3) The Last Circus (2010)
Alex de la Iglesia is one of the best directors working in cult cinema today, whose body of work consists of an array of masterfully done oddities which have to be seen to be believed. The Last Circus, in my opinion, is his masterpiece; a surreal, violent black comedy about 2 disfigured clowns competing for the love and affection of a beautiful trapeze performer.
The film opens with a clown being recruited for battle during the Spanish Civil War by a militia. After slaughtering an enemy squadron with a machete, the clown is taken captive to die in prison. However, he has one final visit from his son, where he encourages him to join the circus and become a sad clown, because all he has known in his life is death. He also tells him to find his happiness through murder and revenge. Years later, his son has followed through with his advice and now competes for the love of the promiscuous trapeze artist – and he’s willing to kill those who get in the way.
The Last Circus is a deranged movie; imagine Jodorowsky’s Santa Sangre and Tod Brownings Freaks, spliced with the gore and carnage of modern horror and action movies. Even then it doesn’t do this movie justice. It’s truly a one of a kind twisted masterpiece.
2) Clownhouse (1989)
Unfortunately for Clownhouse, it will always be tainted by director Victor Salva’s unforgivable sex crimes committed against one of the leading cast members, who was only 12 years old at the time. It’s difficult not to mention it when discussing this movie, which is appropriate considering it should never be forgotten. However, judging it solely as a movie; a work of art from a director, who despite his transgressions, has a talent for making quality horror pictures, then Clownhouse is a gem.

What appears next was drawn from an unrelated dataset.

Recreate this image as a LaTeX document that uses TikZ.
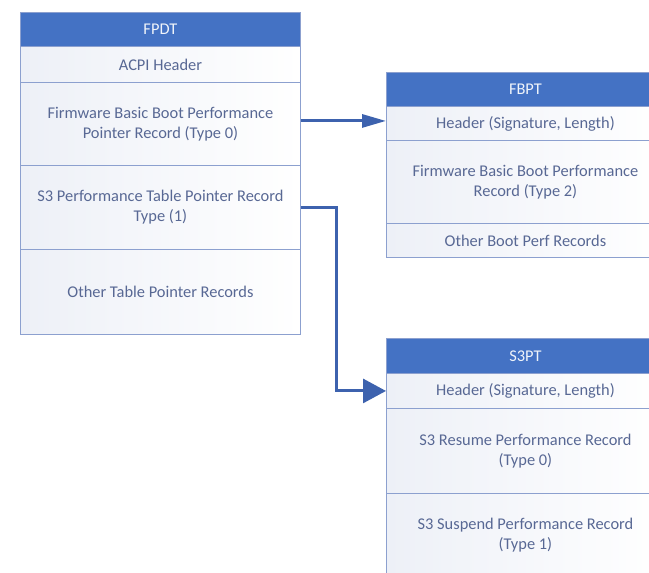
\documentclass[tikz,border=0pt]{standalone}
\usepackage{fontspec}
\setmainfont{Carlito}
\usetikzlibrary{arrows.meta}
\definecolor{hdrblue}{HTML}{4472C4}
\definecolor{rowline}{HTML}{8CA0CF}
\definecolor{rowtext}{HTML}{586894}
\definecolor{rowtint}{HTML}{EDF0F7}
\definecolor{linkblue}{HTML}{3D62AE}
\tikzset{
  cell/.style={draw=rowline, line width=0.9pt, anchor=north west, inner sep=0pt,
    align=center, font=\fontsize{16.4}{20}\selectfont},
  titlecell/.style={cell, fill=hdrblue, text=white!92!hdrblue},
  bodycell/.style={cell, left color=rowtint, right color=white, text=rowtext},
  link/.style={draw=linkblue, line width=3pt},
}
\begin{document}
\begin{tikzpicture}[x=1pt, y=-1pt]
\useasboundingbox (0,0) rectangle (649,573);
\clip (0,0) rectangle (649,573);
\fill[white] (0,0) rectangle (649,573);

% FPDT table
\node[titlecell, minimum width=280pt, minimum height=34pt] (fpdt-head) at (20,12) {FPDT};
\node[bodycell, minimum width=280pt, minimum height=36pt] (fpdt-acpi) at (20,46) {ACPI Header};
\node[bodycell, minimum width=280pt, minimum height=83pt] (fpdt-fbbp) at (20,82)
  {Firmware Basic Boot Performance\\Pointer Record (Type 0)};
\node[bodycell, minimum width=280pt, minimum height=84pt] (fpdt-s3) at (20,165)
  {S3 Performance Table Pointer Record\\Type (1)};
\node[bodycell, minimum width=280pt, minimum height=85pt] (fpdt-other) at (20,249)
  {Other Table Pointer Records};

% FBPT table
\node[titlecell, minimum width=278pt, minimum height=34pt] (fbpt-head) at (386,72) {FBPT};
\node[bodycell, minimum width=278pt, minimum height=34pt] (fbpt-hdr) at (386,106)
  {Header (Signature, Length)};
\node[bodycell, minimum width=278pt, minimum height=83pt] (fbpt-rec) at (386,140)
  {Firmware Basic Boot Performance\\Record (Type 2)};
\node[bodycell, minimum width=278pt, minimum height=34pt] (fbpt-other) at (386,223)
  {Other Boot Perf Records};

% S3PT table
\node[titlecell, minimum width=278pt, minimum height=35pt] (s3pt-head) at (386,338) {S3PT};
\node[bodycell, minimum width=278pt, minimum height=35pt] (s3pt-hdr) at (386,373)
  {Header (Signature, Length)};
\node[bodycell, minimum width=278pt, minimum height=85pt] (s3pt-resume) at (386,408)
  {S3 Resume Performance Record\\(Type 0)};
\node[bodycell, minimum width=278pt, minimum height=84pt] (s3pt-suspend) at (386,493)
  {S3 Suspend Performance Record\\(Type 1)};

% pointers
\draw[link, -{Triangle[length=24pt,width=13pt]}]
  ([yshift=3pt]fpdt-fbbp.east) -- ([yshift=3pt]fpdt-fbbp.east -| fbpt-hdr.west);
\draw[link, -{Triangle[length=23pt,width=24pt]}]
  (fpdt-s3.east) -- ++(36,0) |- (s3pt-hdr.west);
\end{tikzpicture}
\end{document}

It’s about 3 escaped lunatics from a mental asylum who murder 3 clowns, steal their costumes, and proceed to enter a house where 3 minors are staying for the night without parental supervision. The premise is simple; the execution perfect and harrowing.
There are moments in Clownhouse which remind us of what went on; crotch shots of young boys in their underwear remind us of the sick human being behind the camera. It makes it even more unsettling than it already is. Other than that, it’s an impressive horror movie which would be considered a classic if it wasn’t for that horrible incident.
1) Killer Kiowns From Outer Space (1988)
Killer Klowns From Outer Space is a quintessential B movie classic that’s regarded as a universal cult classic, outside the community of its target audience. Everyone and their grandmothers appreciate this movie, and if they say otherwise they’re either lying or dead inside.
An homage to the alien invasion flicks from the 1950’s, presented in the form of the camp ludicrousness of 1980’s horror comedy, Killer Klowns is about a small town that is terrorized by extraterrestrial clowns, who traveled to Earth in a big top spaceship to unleash hilarious havoc. There isn’t a circus gag that isn’t incorporated into the madness; these range from people eating shadow puppets, popcorn guns and much more I’d hate to spoil, because I want all of you who haven’t seen it to appreciate its splendour first hand.
To summarise: this is one of the very best things to ever happen to humanity.